2005-01-09 Thread Paul Dixon
Stephen C. Gilardi wrote:
Of course I could implement this in the application code, but I'd 
rather understand why sqlite isn't able to do this first. The sqlite 
source is unfamiliar territory, but I'll have a poke around and try 
to trace how the busy callback is used.

Based on following the discussions on the mailing list and on my own 
experience, I believe the correct answer is for you to implement the 
retry in your application code.  Sqlite is coded to return SQLITE_BUSY 
in cases where (in the current implementation) not doing so would lead 
to deadlock.  The retry logic internal to sqlite is located at a level 
such that it can't do the same kind of retrying that you can do from 
the application.

Adding retry handling to my application has cleared up the problem, but 
I still feel this belongs inside the library. If I tell SQLite I'm 
prepared to wait up to 10 seconds to get a lock, then the API should be 
doing it's hardest to honour that. I'm new on the list, but I've seen 
similar sentiments expressed in the archives -  would it be such a big 
deal if additional retry handling was added just "underneath" the main API?

Don't get me wrong, I'm not griping here. It can be made to work as 
advertised without patching the source, I'm happy ;-)

I'm still tracing through the source to understand this deadlocking and 
busy handling issue better, but I had some interesting results from a 
test application. A pool of 3 threads attempted row inserts, sleeping 
for 1,2 or 3 seconds between inserts. When there was some contention, 
one of two things happened:

* in the minority of cases, SQLite would call the busy handler, and 
after a 1ms sleep, retried successfully.

* in the majority of cases, SQLite *never* calls the busy handler, 
immediate returning a busy code. My application level handler kicks in, 
but takes 15-30ms before SQLite handles the request. Interestingly, once 
SQLite successfully takes it, it generally calls the busy handler itself 
for another 8ms or so.

Anyway, thanks for all the suggestions and insights so far, very much 
appreciated!

Paul




Re: [sqlite] sqlite3_busy_timeout not avoiding "database is locked" errors with multi-threaded updates

2005-01-07 Thread Eli Burke
Paul Dixon wrote:
I'm having some problems with multi-threaded updates failing.
Multiple threads open their own sqlite connection with sqlite3_open()
and then call sqlite3_busy_timeout(handle, 3) to give a 30 second
timeout. These threads then perform some inserts on the same table, but
I get "database is locked" errors without the timeout being honoured.
I'm using sqlite 3.0.8 compiled for thread safety, running on Cygwin.
Any clues gratefully received while I try this on some other platforms...
This is a rather sticky problem that I am still struggling with.

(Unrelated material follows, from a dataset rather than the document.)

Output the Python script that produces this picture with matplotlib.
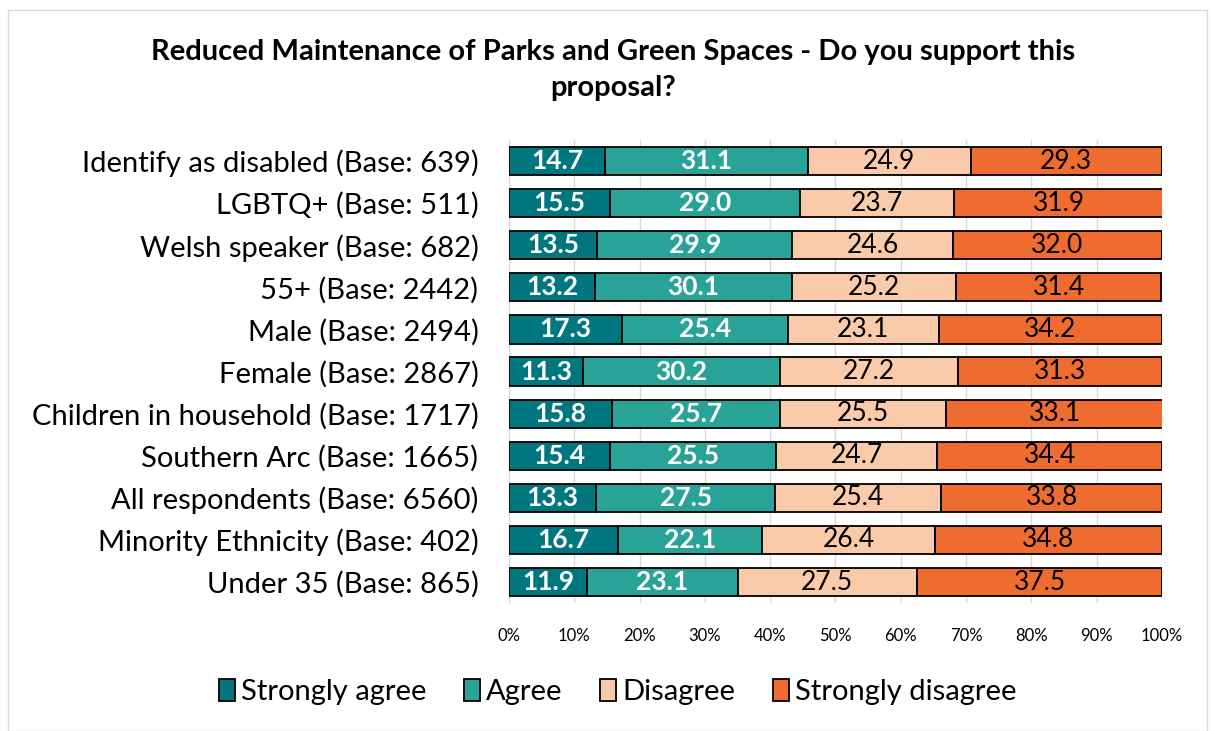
import numpy as np
import matplotlib.pyplot as plt
from matplotlib.patches import Rectangle

plt.rcParams['font.family'] = ['Lato', 'DejaVu Sans']

groups = ['Identify as disabled (Base: 639)', 'LGBTQ+ (Base: 511)',
          'Welsh speaker (Base: 682)', '55+ (Base: 2442)', 'Male (Base: 2494)',
          'Female (Base: 2867)', 'Children in household (Base: 1717)',
          'Southern Arc (Base: 1665)', 'All respondents (Base: 6560)',
          'Minority Ethnicity (Base: 402)', 'Under 35 (Base: 865)']
strongly_agree = [14.7, 15.5, 13.5, 13.2, 17.3, 11.3, 15.8, 15.4, 13.3, 16.7, 11.9]
agree = [31.1, 29.0, 29.9, 30.1, 25.4, 30.2, 25.7, 25.5, 27.5, 22.1, 23.1]
disagree = [24.9, 23.7, 24.6, 25.2, 23.1, 27.2, 25.5, 24.7, 25.4, 26.4, 27.5]
strongly_disagree = [29.3, 31.9, 32.0, 31.4, 34.2, 31.3, 33.1, 34.4, 33.8, 34.8, 37.5]
series_names = ['Strongly agree', 'Agree', 'Disagree', 'Strongly disagree']
colors = ['#00777F', '#29A397', '#F9CBAA', '#EE6C2F']
text_colors = ['white', 'white', 'black', 'black']
weights = ['bold', 'bold', 'normal', 'normal']

fig = plt.figure(figsize=(12.11, 7.31), dpi=100)
ax = fig.add_axes([0.4203, 0.175, 0.5392, 0.6335])

fig.patches.append(Rectangle((0.007, 0.0), 0.99, 0.986, transform=fig.transFigure,
                             fill=False, edgecolor='#D9D9D9', linewidth=1))

y = np.arange(len(groups))[::-1]
left = np.zeros(len(groups))
for vals, name, c, tc, w in zip([strongly_agree, agree, disagree, strongly_disagree],
                                series_names, colors, text_colors, weights):
    vals = np.array(vals)
    ax.barh(y, vals, left=left, height=0.67, color=c, edgecolor='black',
            linewidth=1.3, label=name, zorder=3)
    for yi, l, v in zip(y, left, vals):
        ax.text(l + v / 2, yi, f'{v:.1f}', ha='center', va='center',
                color=tc, fontsize=19, fontweight=w, zorder=4)
    left = left + vals

ax.set_xlim(0, 100)
ax.set_ylim(-0.5, len(groups) - 0.5)
ax.set_xticks(np.arange(0, 101, 10))
ax.set_xticklabels([f'{t}%' for t in range(0, 101, 10)], fontsize=12)
ax.set_yticks(y)
ax.set_yticklabels(groups, fontsize=21)
ax.tick_params(axis='both', length=0)
ax.tick_params(axis='x', pad=18)
ax.tick_params(axis='y', pad=22)
ax.grid(axis='x', color='#D9D9D9', linewidth=1, zorder=0)
for s in ['top', 'right', 'bottom']:
    ax.spines[s].set_visible(False)
ax.spines['left'].set_color('#D9D9D9')

fig.text(0.506, 0.904, 'Reduced Maintenance of Parks and Green Spaces - Do you support this\nproposal?',
         ha='center', va='center', fontsize=21, fontweight='bold', linespacing=1.5)

fig.legend(loc='center', bbox_to_anchor=(0.51, 0.053), ncol=4, frameon=False,
           fontsize=21, handlelength=0.55, handleheight=0.8, handletextpad=0.2,
           columnspacing=1.3)

fig.savefig('out.png', dpi=100)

You 
will doubtless
get better long-term advice from others on the list, but I can tell you 
that the
best place to start from to get your program up and running is to wrap your
updates inside "BEGIN IMMEDIATE" or "BEGIN EXCLUSIVE" transaction
blocks. (there is an implied "BEGIN DEFERRED" transaction around every
sqlite_exec that does not already have a transaction active) Make sure 
you are
running Sqlite 3.08 or higher for this functionality.

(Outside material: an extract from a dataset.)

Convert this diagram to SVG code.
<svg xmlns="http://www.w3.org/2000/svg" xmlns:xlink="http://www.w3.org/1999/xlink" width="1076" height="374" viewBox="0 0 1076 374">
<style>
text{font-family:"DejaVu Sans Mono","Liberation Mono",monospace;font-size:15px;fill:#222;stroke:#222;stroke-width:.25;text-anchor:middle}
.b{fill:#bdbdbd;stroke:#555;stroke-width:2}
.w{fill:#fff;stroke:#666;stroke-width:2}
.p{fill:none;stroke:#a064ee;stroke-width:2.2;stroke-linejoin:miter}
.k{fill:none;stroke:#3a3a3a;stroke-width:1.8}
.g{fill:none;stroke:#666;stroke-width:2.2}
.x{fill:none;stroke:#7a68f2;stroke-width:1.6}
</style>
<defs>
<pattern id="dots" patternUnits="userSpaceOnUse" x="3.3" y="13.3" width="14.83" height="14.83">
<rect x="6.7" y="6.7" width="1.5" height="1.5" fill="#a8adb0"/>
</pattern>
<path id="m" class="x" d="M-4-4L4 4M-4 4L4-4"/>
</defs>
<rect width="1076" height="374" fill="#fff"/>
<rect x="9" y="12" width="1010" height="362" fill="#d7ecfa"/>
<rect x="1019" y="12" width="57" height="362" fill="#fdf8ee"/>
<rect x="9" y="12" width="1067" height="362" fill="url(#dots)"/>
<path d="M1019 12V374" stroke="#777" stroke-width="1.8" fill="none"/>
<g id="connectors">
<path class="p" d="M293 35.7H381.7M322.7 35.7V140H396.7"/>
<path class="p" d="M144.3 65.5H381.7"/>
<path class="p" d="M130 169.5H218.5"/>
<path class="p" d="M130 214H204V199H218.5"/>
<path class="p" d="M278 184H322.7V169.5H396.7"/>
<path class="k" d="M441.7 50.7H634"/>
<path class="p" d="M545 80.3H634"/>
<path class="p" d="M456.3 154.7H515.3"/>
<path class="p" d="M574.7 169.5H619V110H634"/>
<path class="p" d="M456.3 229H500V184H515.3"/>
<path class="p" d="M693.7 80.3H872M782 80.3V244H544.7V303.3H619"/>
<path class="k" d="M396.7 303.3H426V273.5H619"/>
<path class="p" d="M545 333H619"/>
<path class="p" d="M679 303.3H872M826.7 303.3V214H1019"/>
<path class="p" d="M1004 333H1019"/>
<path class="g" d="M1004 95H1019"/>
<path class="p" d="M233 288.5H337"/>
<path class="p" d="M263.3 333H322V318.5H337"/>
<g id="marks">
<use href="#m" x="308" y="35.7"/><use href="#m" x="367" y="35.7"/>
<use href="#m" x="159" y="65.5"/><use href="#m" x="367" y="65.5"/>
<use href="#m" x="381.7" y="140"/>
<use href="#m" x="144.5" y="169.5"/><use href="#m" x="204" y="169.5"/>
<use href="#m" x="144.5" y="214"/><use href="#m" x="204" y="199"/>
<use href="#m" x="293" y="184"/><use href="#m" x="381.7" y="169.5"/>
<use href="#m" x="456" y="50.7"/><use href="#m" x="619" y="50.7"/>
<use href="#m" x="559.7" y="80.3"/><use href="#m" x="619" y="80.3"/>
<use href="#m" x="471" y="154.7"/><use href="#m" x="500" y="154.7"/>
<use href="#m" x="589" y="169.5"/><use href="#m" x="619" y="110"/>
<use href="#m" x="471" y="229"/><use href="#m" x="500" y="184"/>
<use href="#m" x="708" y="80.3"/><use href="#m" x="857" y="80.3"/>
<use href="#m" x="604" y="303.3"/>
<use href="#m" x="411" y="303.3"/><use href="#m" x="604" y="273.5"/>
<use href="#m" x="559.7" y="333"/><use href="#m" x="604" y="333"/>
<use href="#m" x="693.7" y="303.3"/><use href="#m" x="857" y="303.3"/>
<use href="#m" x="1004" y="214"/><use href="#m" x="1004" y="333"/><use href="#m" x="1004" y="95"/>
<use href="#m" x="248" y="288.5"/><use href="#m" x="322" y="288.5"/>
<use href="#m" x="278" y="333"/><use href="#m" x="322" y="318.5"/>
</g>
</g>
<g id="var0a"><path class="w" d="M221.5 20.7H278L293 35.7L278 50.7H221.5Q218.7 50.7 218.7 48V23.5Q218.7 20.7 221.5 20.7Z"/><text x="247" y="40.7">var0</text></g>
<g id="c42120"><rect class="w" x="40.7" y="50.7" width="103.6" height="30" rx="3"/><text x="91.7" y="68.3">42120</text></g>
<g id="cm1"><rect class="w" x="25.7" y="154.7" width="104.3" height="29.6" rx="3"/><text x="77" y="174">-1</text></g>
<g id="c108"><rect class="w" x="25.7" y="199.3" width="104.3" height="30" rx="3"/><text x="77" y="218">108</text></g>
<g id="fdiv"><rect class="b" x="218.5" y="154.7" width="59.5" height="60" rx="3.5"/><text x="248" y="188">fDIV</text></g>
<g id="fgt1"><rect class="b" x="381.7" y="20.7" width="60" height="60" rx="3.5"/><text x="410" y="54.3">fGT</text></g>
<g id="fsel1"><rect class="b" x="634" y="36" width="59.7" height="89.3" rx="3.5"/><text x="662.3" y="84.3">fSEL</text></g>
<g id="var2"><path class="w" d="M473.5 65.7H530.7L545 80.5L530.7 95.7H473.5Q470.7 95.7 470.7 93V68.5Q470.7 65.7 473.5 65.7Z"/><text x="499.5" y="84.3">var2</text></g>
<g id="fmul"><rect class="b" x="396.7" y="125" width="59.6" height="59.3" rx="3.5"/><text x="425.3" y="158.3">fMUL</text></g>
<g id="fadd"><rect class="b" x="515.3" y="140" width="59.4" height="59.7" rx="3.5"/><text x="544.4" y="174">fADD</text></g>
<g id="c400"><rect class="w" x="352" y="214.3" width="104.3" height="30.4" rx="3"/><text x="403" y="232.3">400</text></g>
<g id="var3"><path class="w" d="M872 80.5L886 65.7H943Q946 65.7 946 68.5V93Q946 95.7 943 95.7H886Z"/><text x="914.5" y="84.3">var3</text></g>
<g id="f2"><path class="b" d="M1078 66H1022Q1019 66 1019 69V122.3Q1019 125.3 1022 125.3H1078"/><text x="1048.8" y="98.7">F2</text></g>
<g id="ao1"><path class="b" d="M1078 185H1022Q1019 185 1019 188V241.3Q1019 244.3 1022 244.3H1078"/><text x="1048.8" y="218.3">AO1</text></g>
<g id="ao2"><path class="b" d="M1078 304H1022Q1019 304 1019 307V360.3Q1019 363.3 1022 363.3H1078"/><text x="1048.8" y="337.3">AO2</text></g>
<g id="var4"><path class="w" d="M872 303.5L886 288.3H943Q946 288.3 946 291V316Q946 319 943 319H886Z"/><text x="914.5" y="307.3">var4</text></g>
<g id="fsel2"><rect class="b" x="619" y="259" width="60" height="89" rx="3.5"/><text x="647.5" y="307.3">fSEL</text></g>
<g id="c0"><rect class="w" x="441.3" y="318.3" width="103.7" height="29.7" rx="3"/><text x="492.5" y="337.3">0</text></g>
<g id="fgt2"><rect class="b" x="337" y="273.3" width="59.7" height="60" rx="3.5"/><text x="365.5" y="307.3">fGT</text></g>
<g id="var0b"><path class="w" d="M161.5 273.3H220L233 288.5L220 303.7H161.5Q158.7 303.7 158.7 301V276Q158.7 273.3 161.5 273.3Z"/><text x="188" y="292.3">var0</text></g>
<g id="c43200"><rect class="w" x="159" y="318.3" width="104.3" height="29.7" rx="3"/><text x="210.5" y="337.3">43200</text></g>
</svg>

An Immediate transaction locks the entire database so that only a single 
thread
can *write*, while still allowing Deferred transaction threads to read. 
Note
that reader threads may still get DB locked errors (SQLITE_BUSY) if the 
thread
with the Immediate transaction writes to a table and must be tolerant of 
this case.

An Exclusive transaction locks the entire db completely. All other 
threads trying
to start transactions will block, calling the busy handler, until the 
Exclusive
transaction is committed or rolled back. Again, deferred transactions 
may get
SQLITE_BUSY after the Exclusive lock is granted.

These transaction types were introduced in 3.08 to try and resolve some 
of the
problems people had with multi-threaded access. Unfortunately, they do 
not provide
enough granularity to lock single database tables. As a result, you are 
essentially
using a database-centric mutex to restrict access to a single write 
resource.

Detailed documentation is a bit scattered, but you can read the sections on:
Transaction syntax here: http://www.sqlite.org/lang.html#transaction
Locking and Concurrency: http://www.sqlite.org/lockingv3.html
And there are a number of previous threads on the mailing list on this 
topic.

I don't know if anyone will read all the way to the end of this or not, 
but can
anyone tell me if there is a way to determine via the API if a 
transaction is
already active or not for the current database handle?